Throughout the collection, you allude to writers such as Wendy Cope, Jane Austen and Sylvia Plath. What do these writers mean to you?
They’re extremely funny, clever writers. They make me howl with laughter. I adore them and I exist because of them. I don’t think they care what people think and they laugh at themselves as much as they laugh at others. They notice things and enjoy absurdity. They write with freedom and their voices ring out. I aspire to have their courage and to make people laugh! I adore Helen Fielding too. The day I read Bridget Jones Diary my life changed. It liberated me to behave more freely, to not worry about other people’s judgement or approval. And to hold out for respect.
The poems in the collection explore intimacy, loss and personal power, exploring domestic spaces and who we share them with. What do these themes mean to you?

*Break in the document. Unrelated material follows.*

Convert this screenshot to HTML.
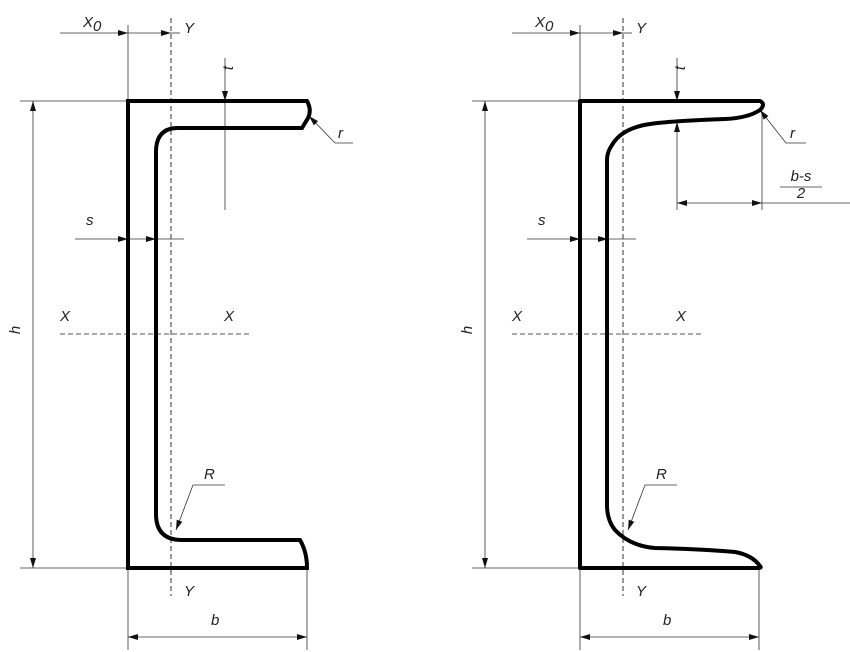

I think they ultimately spotlight the intense loneliness of our lives. You can have people around you but you can still feel very alone. The poems also explore the extent to which love is a delusion – a very glorious and important one. But it’s based on projected and often imagined aspects of a person. And desire too of course. These feelings are wonderful but they’re brittle and can end suddenly. They’re what we long for and form our lives around. I’m obsessed with love. Love is the ultimate negotiation of power, it really matters who we end up with. I strongly identify with other writers who have this fascination: Proust, Barthes, Stendhal, Calvino – and Austen of course. Meanwhile, we have to hang the laundry out and fix fences…
A unifying central poem runs through the collection; it follows a neighbourly dispute surrounding a garden fence. What was your inspiration for this poem and how did it develop?
The poem is about desire and human connection, the need to connect – and about privacy, the need for boundaries and safe places. It’s also about the need for respect. Respect is probably the quality I desire above all else. It feels impossible to live without it. Love is nice too of course. And heat, and food, and books.
The poem charts the real-life events of my neighbours’ fences blowing over and falling down over the course of a year. It brought me into contact with people that I’d had no relationship with before then. The first poem was a response to when my neighbour chopped down a tree and I could suddenly see into his study and he into my bedroom. It angered me. I lost a deeply private space. I could see him everyday and had to change where I sat when I blowed dry my hair. To turn the anger into something, and to both laugh at and amuse myself, I imagined we were in an awkward situation and started to play with how ridiculous this loss of privacy was. So the poems are all about boundaries, the importance of them and the loss of them, both physical and emotional. As the year went on I had a challenging situation happen so in many ways, my boundaries continued to be trespassed and ultimately, the poems are once again, back to that space I assert as a woman and as a writer: a safe, private space with a good view, a space of my own, a room with a view. My writing asserts this, the Bell Tower.